An escrow is an arrangement in which an impartial third party, called an escrow agent, holds legal documents and funds on behalf of two parties, and distributes them according to the each parties' instructions.

People buying and selling real estate or other of transactions, often open an escrow for their protection and convenience. One party can instruct the escrow holder to disburse monies or documents only upon the satisfaction of certain prerequisites and conditions. Both parties rely on the escrow holder to carry out faithfully their mutually consistent instructions related to the transaction and to advise if any of the instructions are mutually consistent or cannot be carried out.

An escrow is convenient for the buyer and seller because both can move forward separately but simultaneously in providing inspections, reports, loan commitments and funds, deeds and many other items, using the escrow holder as the central depositing point.
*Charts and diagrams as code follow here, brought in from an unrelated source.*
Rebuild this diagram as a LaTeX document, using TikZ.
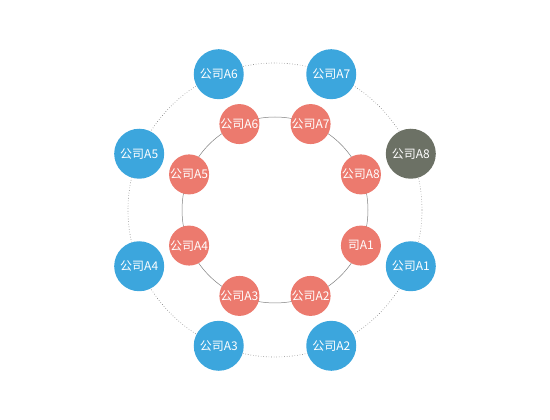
\documentclass[tikz,border=0pt]{standalone}
\usepackage{fontspec}
\setmainfont{Noto Sans CJK SC}
\definecolor{coblue}{RGB}{60,166,221}
\definecolor{cored}{RGB}{236,122,110}
\definecolor{cogray}{RGB}{108,113,101}
\usetikzlibrary{positioning,calc}

\begin{document}
\begin{tikzpicture}[
  x=1pt,y=1pt,
  every node/.style={font=\fontsize{12}{13}\selectfont,text=white},
  outerco/.style={circle,fill=coblue,minimum size=50pt,inner sep=0pt},
  innerco/.style={circle,fill=cored,minimum size=40pt,inner sep=0pt},
  ring/.style={gray,line width=0.6pt},
]
  \useasboundingbox (0,0) rectangle (550,420);
  \coordinate (ctr) at (275,210);

  % Rings
  \draw[ring,dotted] (ctr) circle (147pt);
  \draw[ring,line width=0.5pt] (ctr) circle (93pt);

  % Outer companies
  \node[outerco] (o1) at ($(ctr)+(-22.5:147pt)$) {\makebox[0pt]{公司A1}};
  \node[outerco] (o2) at ($(ctr)+(-67.5:147pt)$) {\makebox[0pt]{公司A2}};
  \node[outerco] (o3) at ($(ctr)+(-112.5:147pt)$) {\makebox[0pt]{公司A3}};
  \node[outerco] (o4) at ($(ctr)+(-157.5:147pt)$) {\makebox[0pt]{公司A4}};
  \node[outerco] (o5) at ($(ctr)+(157.5:147pt)$) {\makebox[0pt]{公司A5}};
  \node[outerco] (o6) at ($(ctr)+(112.5:147pt)$) {\makebox[0pt]{公司A6}};
  \node[outerco] (o7) at ($(ctr)+(67.5:147pt)$) {\makebox[0pt]{公司A7}};
  \node[outerco,fill=cogray] (o8) at ($(ctr)+(22.5:147pt)$) {\makebox[0pt]{公司A8}};

  % Inner companies
  \node[innerco] (i1) at ($(ctr)+(-22.5:93pt)$) {\makebox[0pt]{司A1}};
  \node[innerco] (i2) at ($(ctr)+(-67.5:93pt)$) {\makebox[0pt]{公司A2}};
  \node[innerco] (i3) at ($(ctr)+(-112.5:93pt)$) {\makebox[0pt]{公司A3}};
  \node[innerco] (i4) at ($(ctr)+(-157.5:93pt)$) {\makebox[0pt]{公司A4}};
  \node[innerco] (i5) at ($(ctr)+(157.5:93pt)$) {\makebox[0pt]{公司A5}};
  \node[innerco] (i6) at ($(ctr)+(112.5:93pt)$) {\makebox[0pt]{公司A6}};
  \node[innerco] (i7) at ($(ctr)+(67.5:93pt)$) {\makebox[0pt]{公司A7}};
  \node[innerco] (i8) at ($(ctr)+(22.5:93pt)$) {\makebox[0pt]{公司A8}};
\end{tikzpicture}
\end{document}
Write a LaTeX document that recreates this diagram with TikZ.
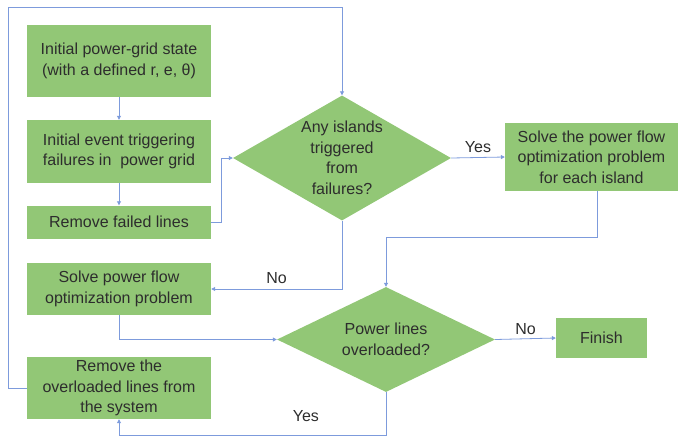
\documentclass[tikz,border=0pt]{standalone}
\usepackage{fontspec}
\setmainfont{Liberation Sans}
\usetikzlibrary{shapes.geometric,arrows.meta}
\definecolor{boxgreen}{RGB}{146,199,118}
\definecolor{linkblue}{RGB}{125,155,220}
\definecolor{txt}{RGB}{45,45,45}
\begin{document}
\begin{tikzpicture}[x=1pt,y=-1pt,
  box/.style={rectangle, fill=boxgreen, inner sep=0pt, align=center, text=txt,
    font=\fontsize{16}{20.5}\selectfont},
  dia/.style={diamond, fill=boxgreen, inner sep=0pt, align=center, text=txt,
    font=\fontsize{16}{20.5}\selectfont},
  link/.style={draw=linkblue, line width=0.8pt, -{Triangle[length=4pt,width=4pt]}},
  lbl/.style={text=txt, font=\fontsize{16}{20}\selectfont, inner sep=1pt}]
\useasboundingbox (0,0) rectangle (682,437);

\node[box, minimum width=184pt, minimum height=72pt] (b1) at (119,61)
  {Initial power-grid state\\(with a defined r, e, θ)};
\node[box, minimum width=184pt, minimum height=63pt] (b2) at (119,151.5)
  {Initial event triggering\\failures in~ power grid};
\node[box, minimum width=184pt, minimum height=33pt] (b3) at (119,222)
  {Remove failed lines};
\node[dia, minimum width=218pt, minimum height=125pt, aspect=1.74] (d1) at (342,158)
  {Any islands\\triggered\\from\\failures?};
\node[box, minimum width=173pt, minimum height=68pt] (b4) at (591.5,157)
  {Solve the power flow\\optimization problem\\for each island};
\node[box, minimum width=184pt, minimum height=52pt] (b5) at (119,289)
  {Solve power flow\\optimization problem};
\node[dia, minimum width=218pt, minimum height=105pt, aspect=2] (d2) at (386,339.5)
  {Power lines\\overloaded?};
\node[box, minimum width=184pt, minimum height=62pt] (b6) at (119,388)
  {Remove the\\overloaded lines from\\the system};
\node[box, minimum width=91pt, minimum height=40pt] (fin) at (601.5,338)
  {Finish};

\draw[link] (b1.south) -- (b2.north);
\draw[link] (b2.south) -- (b3.north);
\draw[link] (b3.east) -- ++(10,0) |- (d1.west);
\draw[link] (d1.east) -- node[lbl, above=3pt] {Yes} (b4.west);
\draw[link] ([xshift=6pt]b4.south) -- ++(0,46) -| (d2.north);
\draw[link] (d1.south) |- node[lbl, pos=0.75, above=4pt] {No} (b5.east);
\draw[link] (b5.south) |- (d2.west);
\draw[link] (d2.east) -- node[lbl, above=3pt] {No} (fin.west);
\draw[link] (d2.south) -- ++(0,43) -| node[lbl, pos=0.15, above=12pt] {Yes} (b6.south);
\draw[link] (b6.west) -- ++(-18,0) |- ([yshift=87.5pt]d1.north) -- (d1.north);
\end{tikzpicture}
\end{document}
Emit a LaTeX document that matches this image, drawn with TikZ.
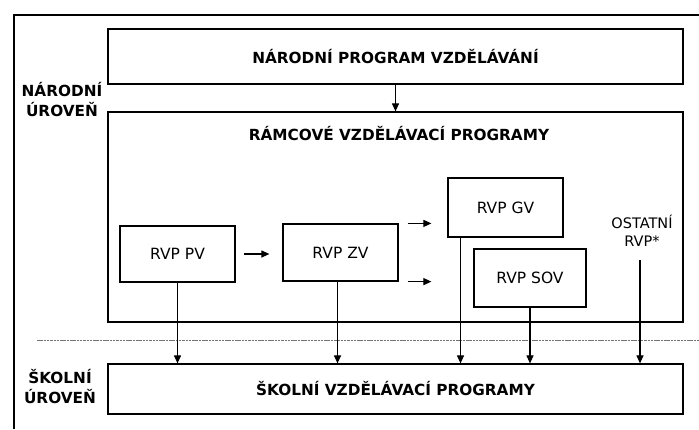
\documentclass[tikz,border=0pt]{standalone}
\usepackage{fontspec}
\setmainfont{DejaVu Sans}
\usetikzlibrary{arrows.meta}

\tikzset{
  box/.style={draw, line width=1.2pt, inner sep=0pt, font=\fontsize{15.5}{18}\selectfont},
  title/.style={font=\bfseries\fontsize{15.3}{18}\selectfont},
  level/.style={font=\bfseries\fontsize{15.3}{20}\selectfont, align=center},
  arr/.style={line width=1.1pt, -{Triangle[length=8pt,width=7pt]}}
}

\begin{document}
\begin{tikzpicture}[x=1pt,y=-1pt]
      \useasboundingbox (0,0) rectangle (699,429);
      \draw[line width=1.2pt] (14,429) -- (14,15) -- (699,15);
      \draw[black!55, line width=0.8pt, dash pattern=on 2.5pt off 0.8pt] (37,340) -- (699,340);
      \node[level] (narodni) at (62,100) {NÁRODNÍ\\ÚROVEŇ};
      \node[level] (skolni) at (60,387) {ŠKOLNÍ\\ÚROVEŇ};
      \node[box, title, minimum width=575pt, minimum height=55pt] (npv) at (395.5,56.5) {NÁRODNÍ PROGRAM VZDĚLÁVÁNÍ};
      \node[box, minimum width=575pt, minimum height=210pt] (rvp) at (395.5,217) {};
      \node[title] (rvptitle) at (399,134) {RÁMCOVÉ VZDĚLÁVACÍ PROGRAMY};
      \node[box, title, minimum width=575pt, minimum height=50pt] (svp) at (395.5,389) {ŠKOLNÍ VZDĚLÁVACÍ PROGRAMY};
      \node[box, minimum width=115pt, minimum height=56pt] (pv) at (177.5,254) {RVP PV};
      \node[box, minimum width=115pt, minimum height=57pt] (zv) at (340.5,252.5) {RVP ZV};
      \node[box, minimum width=115pt, minimum height=59pt] (gv) at (505.5,207.5) {RVP GV};
      \node[box, minimum width=112pt, minimum height=58pt] (sov) at (530,278) {RVP SOV};
      \node[align=center, font=\fontsize{14.5}{18}\selectfont] (ostatni) at (642,231) {OSTATNÍ\\RVP*};
      \draw[arr] (npv.south) -- (npv.south |- rvp.north);
      \draw[arr, shorten <=8pt, shorten >=13pt] (pv.east) -- (pv.east -| zv.west);
      \draw[arr] ([xshift=9pt]zv.north east) -- ([xshift=-16pt]zv.north east -| gv.west);
      \draw[arr] ([xshift=9pt]zv.south east) -- ([xshift=-16pt]zv.south east -| gv.west);
      \draw[arr] (pv.south) -- (pv.south |- svp.north);
      \draw[arr] ([xshift=-3pt]zv.south) -- ([xshift=-3pt]zv.south |- svp.north);
      \draw[arr] ([xshift=-45pt]gv.south) -- ([xshift=-45pt]gv.south |- svp.north);
      \draw[arr] (sov.south) -- (sov.south |- svp.north);
      \draw[arr, shorten <=10pt] ([xshift=-2pt]ostatni.south) -- ([xshift=-2pt]ostatni.south |- svp.north);
\end{tikzpicture}
\end{document}
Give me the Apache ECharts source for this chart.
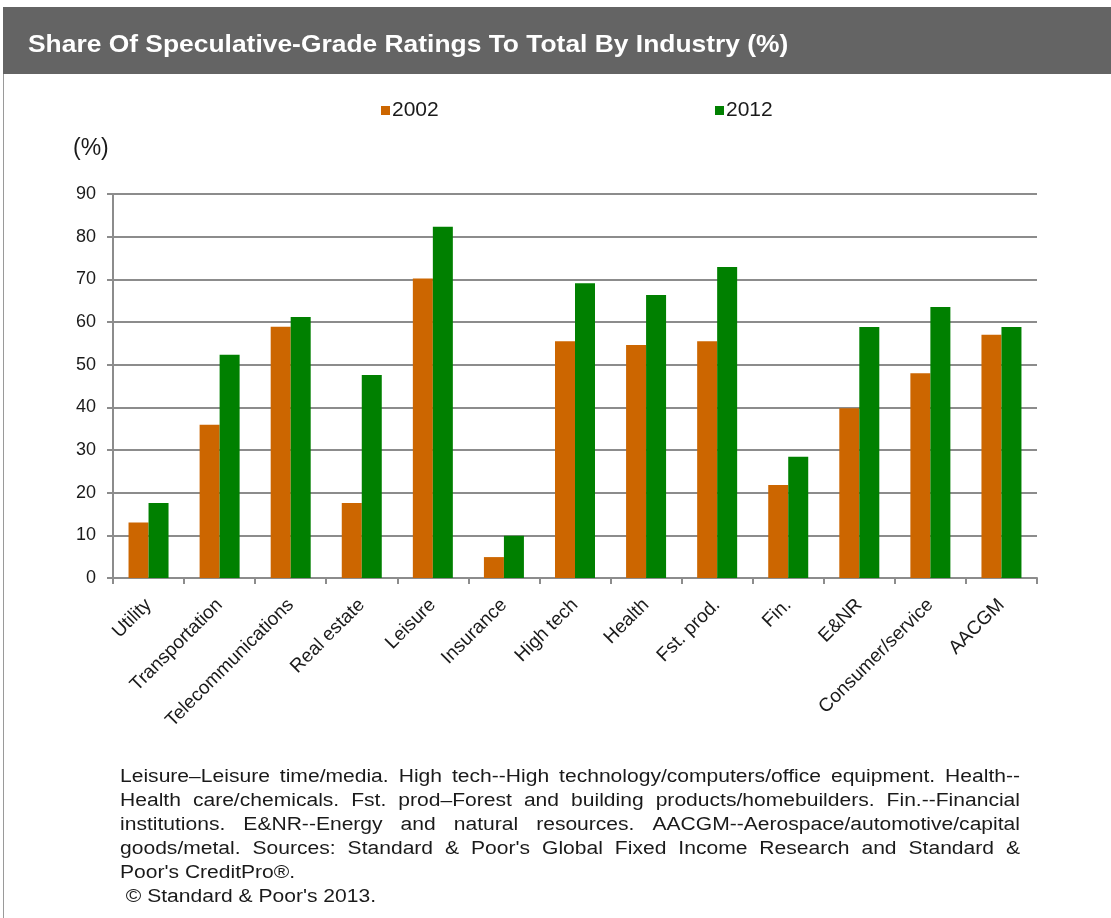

If the instructions from all parties to an escrow are clearly drafted, fully detailed and mutually consistent, the escrow holder can take many actions on their behalf without further consultation. This saves time and facilitates the closing of the transaction.

The escrow process was developed to help facilitate transactons The escrow holder accomplishes this by:

  • Security
  • Efficiency in the managing of funds
  • Acting as the impartial "stake-holder," or depository of documents and funds
  • Keeping all parties informed of progress on the escrow
  • Maintaining security and accountability of monies owed and owing.